Cela pour le niveau institutionnel.
Au niveau plus individuel, il n'y a pas le moindre leader charismatique jouissant de l'approbation de la majorité, du moins dans les cercles de politiciens et journalistes qui suivent de près la scène politique rachitique des partis politiques loin du pouvoir. En fait, il semble que ceux qui se trouvent dans ces petits cercle de militants, de politiciens et pseudo-politiciens, journalistes et quelques intellectuels intéressés soient les seuls à réellement connaître des noms du paysage de l'opposition égyptienne.
Elle a ensuite développé plus en détail sa théorie du “pouvoir de star”.
C'est pourquoi il était surprenant que de nombreux hommes politiques d'opposition et partis politiques aient contré son émergence sur la scène avec la même hostilité que celle manifestée par le gouvernement dans son attaque contre le lauréat du Prix Nobel, souvent avec des accusations fausses et infondées.
En conclusion, elle a souligné le fait que M. El Baradei est plus qu'un simple opposant, il est aussi un pilote du changement sur la scène politique égyptienne.
L'écrivain égyptien Alaa El Aswany lui-même a écrit ici sur son blog, pourquoi il faudrait être derrière Mohamed El Baradei aux prochaines élections [en anglais] :
Et de poursuivre :
Lecteur, si tu veux que tes enfants vivent dans un pays qui respecte leurs droits humain, où les gens sont égaux devant la loi et ont des opportunités égales d'enseignement et d'emploi, si tu veux le changement et la réforme en Egypte, accompagne-nous vendredi à l'aéroport pour accueillir le Dr Mohamed ElBaradei
Ahmed El Doreiny raconte ici une expérience de 2005 qui lui a laissé un vif souvenir :
وعندما قام الرئيس بتسليم البرادعي درعا ما أو قلادة ما، لا أتذكر، جاء دور البرادعي لإلقاء كلمته، ولم أجد ساعتها وأنا طريح الفراش مصابا بدور برد من الطراز الفاتك، ما يدعوني للاستماع لهذا الخطاب الإنشائي الذي سيلقيه البرادعي في حضرة مبارك، فقررت على الفور تغيير القناة، وما بين هذا القرار وبين اللحظة التي بدأ فيها البرادعي خطابه شغلني شيء ما لا أتذكره.

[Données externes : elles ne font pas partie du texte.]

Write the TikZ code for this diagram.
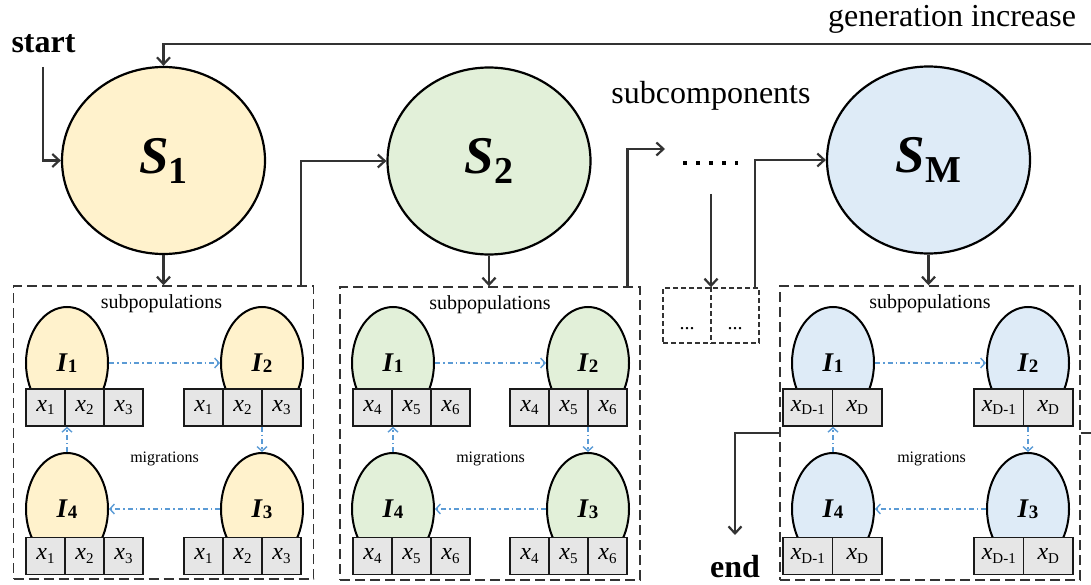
\documentclass[tikz,border=0pt]{standalone}
\usepackage{fontspec}
\setmainfont{Liberation Serif}
\usetikzlibrary{shapes.geometric,arrows.meta,calc}
\definecolor{yel}{HTML}{FFF2CC}
\definecolor{grn}{HTML}{E2F0D9}
\definecolor{blu}{HTML}{DEEBF7}
\definecolor{cellgray}{HTML}{E6E6E6}
\definecolor{conngray}{HTML}{333333}
\definecolor{migblue}{HTML}{5B9BD5}
\newcommand\xs[1]{\textit{x}\raisebox{-0.3ex}{\fontsize{15}{15}\selectfont #1}}
\newcommand\ilab[1]{\textbf{\textit{I}}\raisebox{-1.5pt}{\fontsize{19}{19}\selectfont\bfseries #1}}
\newcommand\slab[1]{\textbf{\textit{S}}\raisebox{-10pt}{\fontsize{38}{38}\selectfont\bfseries #1}}
\newcommand\cellrow[5]{\foreach \lab [count=\k] in {#5}{\node[cell, minimum width=#4] (#1-\k) at ({#2+(\k-0.5)*#4}, #3) {\lab};}}
\tikzset{
  bigS/.style={ellipse, draw=black, line width=2.2pt, minimum width=203pt, minimum height=187pt, inner sep=0pt, font=\fontsize{53}{53}\selectfont},
  subI/.style={ellipse, draw=black, line width=2pt, minimum width=82pt, minimum height=112pt, inner sep=0pt, font=\fontsize{27}{27}\selectfont},
  cell/.style={draw=black!90, fill=cellgray, line width=1.4pt, minimum height=37pt, inner sep=0pt, font=\fontsize{24}{24}\selectfont},
  grp/.style={draw=black!80, line width=1.4pt, dash pattern=on 10pt off 5pt, minimum width=300pt, minimum height=293pt, inner sep=0pt},
  conn/.style={draw=conngray, line width=2.2pt, -{Straight Barb[length=7pt,width=13pt]}},
  plainline/.style={draw=conngray, line width=2.2pt},
  mig/.style={draw=migblue, line width=1.4pt, dash pattern=on 5pt off 3pt on 1.5pt off 3pt, -{Straight Barb[length=4.5pt,width=10pt]}},
  lab/.style={inner sep=0pt, anchor=base},
  big/.style={font=\fontsize{32}{32}\selectfont},
  bigb/.style={font=\fontsize{32}{32}\selectfont\bfseries},
  subp/.style={font=\fontsize{20}{20}\selectfont},
  migt/.style={font=\fontsize{16}{16}\selectfont}
}
\begin{document}
\begin{tikzpicture}[x=1pt,y=-1pt]
\useasboundingbox (0,0) rectangle (1091,585);
% group boxes
\node[grp] (g1) at (163.5,432.5) {};
\node[grp] (g2) at (490,433.5) {};
\node[grp, minimum height=294pt] (gM) at (930,433) {};
\node[grp, dash pattern=on 5pt off 3pt, minimum width=96pt, minimum height=55pt] (sb) at (711,315.5) {};
\draw[draw=black!80, line width=1.4pt, dash pattern=on 5pt off 3pt] (sb.north) -- (sb.south);
\node[lab, subp] (sbt1) at (687,329) {...};
\node[lab, subp] (sbt2) at (735,329) {...};
% big ellipses
\node[bigS, fill=yel] (S1) at (163.5,160.5) {\slab{1}};
\node[bigS, fill=grn] (S2) at (489,161) {\slab{2}};
\node[bigS, fill=blu] (SM) at (928.5,160) {\slab{M}};
% texts
\node[lab, big] (gen) at (952,27) {generation increase};
\node[lab, big] (subc) at (711,104) {subcomponents};
\node[lab, bigb] (start) at (43.5,53) {start};
\node[lab, bigb] (end) at (735,577) {end};
\node[lab, subp] (sp1) at (161.5,308) {subpopulations};
\node[lab, subp] (sp2) at (490,309) {subpopulations};
\node[lab, subp] (spM) at (930,308) {subpopulations};
\node[lab, migt] (mg1) at (164.5,462) {migrations};
\node[lab, migt] (mg2) at (490.5,462) {migrations};
\node[lab, migt] (mgM) at (931.5,462) {migrations};
% dots
\draw[line width=4pt, dash pattern=on 4pt off 9pt] (683,163) -- (738,163);
% box 1
\node[subI, fill=yel] (a1) at (67,363) {\ilab{1}};
\cellrow{a1r}{26}{407.5}{39}{\xs{1},\xs{2},\xs{3}}
\node[subI, fill=yel] (a2) at (262,363) {\ilab{2}};
\cellrow{a2r}{184}{407.5}{39}{\xs{1},\xs{2},\xs{3}}
\node[subI, fill=yel] (a4) at (67,509) {\ilab{4}};
\cellrow{a4r}{26}{556}{39}{\xs{1},\xs{2},\xs{3}}
\node[subI, fill=yel] (a3) at (262,509) {\ilab{3}};
\cellrow{a3r}{184}{556}{39}{\xs{1},\xs{2},\xs{3}}
% box 2
\node[subI, fill=grn] (b1) at (393,363) {\ilab{1}};
\cellrow{b1r}{353}{407.5}{39}{\xs{4},\xs{5},\xs{6}}
\node[subI, fill=grn] (b2) at (588,363) {\ilab{2}};
\cellrow{b2r}{510}{407.5}{39}{\xs{4},\xs{5},\xs{6}}
\node[subI, fill=grn] (b4) at (393,509) {\ilab{4}};
\cellrow{b4r}{353}{556}{39}{\xs{4},\xs{5},\xs{6}}
\node[subI, fill=grn] (b3) at (588,509) {\ilab{3}};
\cellrow{b3r}{510}{556}{39}{\xs{4},\xs{5},\xs{6}}
% box M
\node[subI, fill=blu] (m1) at (833,363) {\ilab{1}};
\cellrow{m1r}{783}{407.5}{49.5}{\xs{D-1},\xs{D}}
\node[subI, fill=blu] (m2) at (1028,363) {\ilab{2}};
\cellrow{m2r}{974}{407.5}{49.5}{\xs{D-1},\xs{D}}
\node[subI, fill=blu] (m4) at (833,509) {\ilab{4}};
\cellrow{m4r}{783}{556}{49.5}{\xs{D-1},\xs{D}}
\node[subI, fill=blu] (m3) at (1028,509) {\ilab{3}};
\cellrow{m3r}{974}{556}{49.5}{\xs{D-1},\xs{D}}
% migrations
\foreach \p in {a,b,m}{
  \draw[mig] (\p1.east) -- (\p2.west);
  \draw[mig] (\p2r-1.south -| \p3.north) -- (\p3.north);
  \draw[mig] (\p3.west) -- (\p4.east);
  \draw[mig] (\p4.north) -- (\p4.north |- \p1r-1.south);
}
% connectors
\coordinate (ginR) at (1091,44);
\draw[conn] (ginR) -| (S1.north);
\coordinate (st) at (43,67);
\draw[conn] (st) |- (S1.west);
\draw[conn] (S1.south) -- (S1.south |- g1.north);
\coordinate (g1o) at (301,286);
\draw[conn] (g1o) |- (S2.west);
\draw[conn] (S2.south) -- (S2.south |- g2.north);
\coordinate (g2o) at (627.5,287);
\coordinate (din) at (665,149);
\draw[conn] (g2o) |- (din);
\coordinate (dout) at (711,194);
\draw[conn] (dout) -- (dout |- sb.north);
\coordinate (sbo) at (755,288);
\draw[conn] (sbo) |- (SM.west);
\draw[conn] (SM.south) -- (SM.south |- gM.north);
\coordinate (endp) at (735,535);
\draw[conn] (gM.west) -| (endp);
\coordinate (rexit) at (1091,433);
\draw[plainline] (gM.east) -- (rexit);
\end{tikzpicture}
\end{document}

أقل من خمس دقائق كان البرادعي قد ألقى خلالها كلمة عاصفة في وجه الرئيس، لا يمكن تصنيفها أخلاقيا سوى أنها “خطاب توبيخ” ولا سياسيا إلا ب “حيثيات إدانة نظام”.
أتذكر مما جاء فيها قول البرادعي لمبارك :”سيادة الرئيس، ولنعلم أن الدول لا تتقدم إلا باحترام حقوق الإنسان”.
Le président Moubarak a remis à M. El Baradei une médaille ou un diplôme, je ne m'en souviens plus, puis c'était au tour de ce dernier de prononcer une allocution. J'étais fortement grippé, et ça ne m'intéressait pas du tout d'écouter le discours rhétorique qu'il allait faire. Alors j'ai décidé de changer de chaîne, et en m'apprêtant à le faire, j'ai été distrait par quelque chose d'autre.
En moins de cinq minutes, M. El Baradei a délivré un discours fort, que l'on ne peut catégoriser moralement que comme une “lettre de réprimande”, ou politiquement comme une “condamnation du régime”.
Je me souviens qu'il s'est adressé à Moubarak avec ces mots : “M. le Président, il faut savoir que les nations ne peuvent se développer sans respect des droits humains”.